Jim Vandiver (December 13, 1939June 18, 2015) was a NASCAR Winston Cup Series driver who raced from 1968 to 1983. As an independent driver, he had limited financial resources but enjoyed a level of success that relatively few independent drivers had during the formative years of NASCAR.

Career
Vandiver competed in 85 races with five finishes in the top-five, 24 top-ten finishes, 117 laps led out of 16529, and a total mileage count of 24247.8 miles. Over his career, he had a total of $167,703 in winnings earned on the track ($ when adjusted for inflation).

At the 1972 Daytona 500, Vandiver finished third to winner A. J. Foyt.  Vandiver is also the only undefeated ARCA driver at Talladega Superspeedway with victories in 1970 and 1975.

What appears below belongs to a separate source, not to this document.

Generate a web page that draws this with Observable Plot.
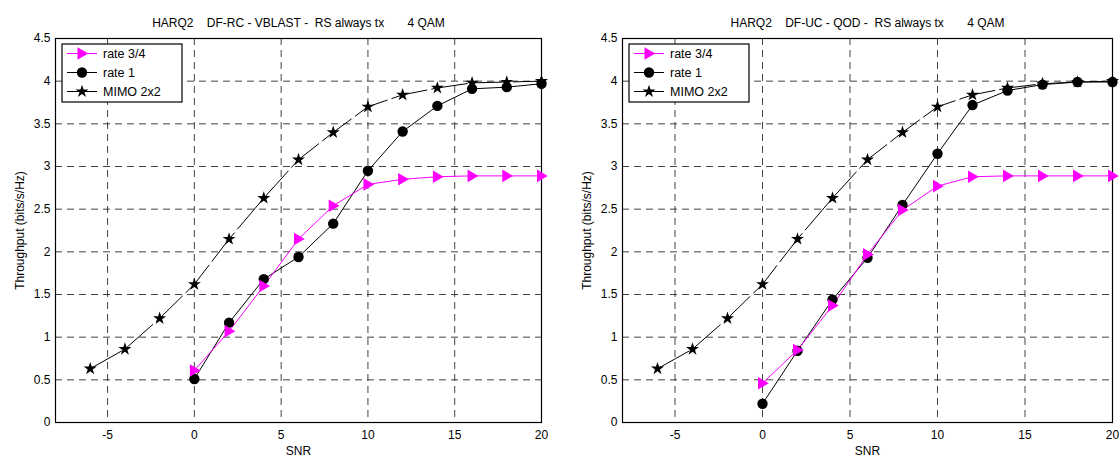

Most of Vandiver's earlier racers were done in Dodge vehicles. In his later career, he drove Oldsmobile and Chevrolet racecars.

He later operated Choice Trucks, a used truck dealership in Huntersville, North Carolina.

He was involved in the controversial 1969 Talladega 500, where he came in second place to Richard Brickhouse in a questionable finish. Both Vandiver and car owner Ray Fox Sr. were adamant that Brickhouse was a lap down because he had stopped to pit under the green flag (Vandiver only pitted under the Caution). Even after three hours of arguing the decision, Brickhouse was still made the winner of the event. Conspiracy theorists cite the difference in the Dodges as the determining factor since Vandiver was in an older Charger 500 and Brickhouse was in the brand new, winged Dodge Daytona.

Vandiver is known for an unusual exit to the 1973 Southern 500 in Darlington, South Carolina. He was due to be arrested for not showing up to divorce court for a child custody hearing, and had to figure out a way to avoid going to jail. His engine began running worse and worse so he waved goodbye to his pit crew and intentionally spun out his Dodge. To avoid the authorities seizing him on the track in front of the spectators, he ran across the track to escape and hitchhiked a ride to Charlotte, North Carolina in order to get home.

Personal life and death
Vandiver was divorced and had four children; Emory, Rhett, Nicole and Shannon. Emory is a former softball player, Rhett also drives race cars, Nicole and Shannon are practicing lawyers in Davidson, North Carolina.

Vandiver's sister, Lillian, also raced - participating in the 1976 and 1977 Nascar DASH series.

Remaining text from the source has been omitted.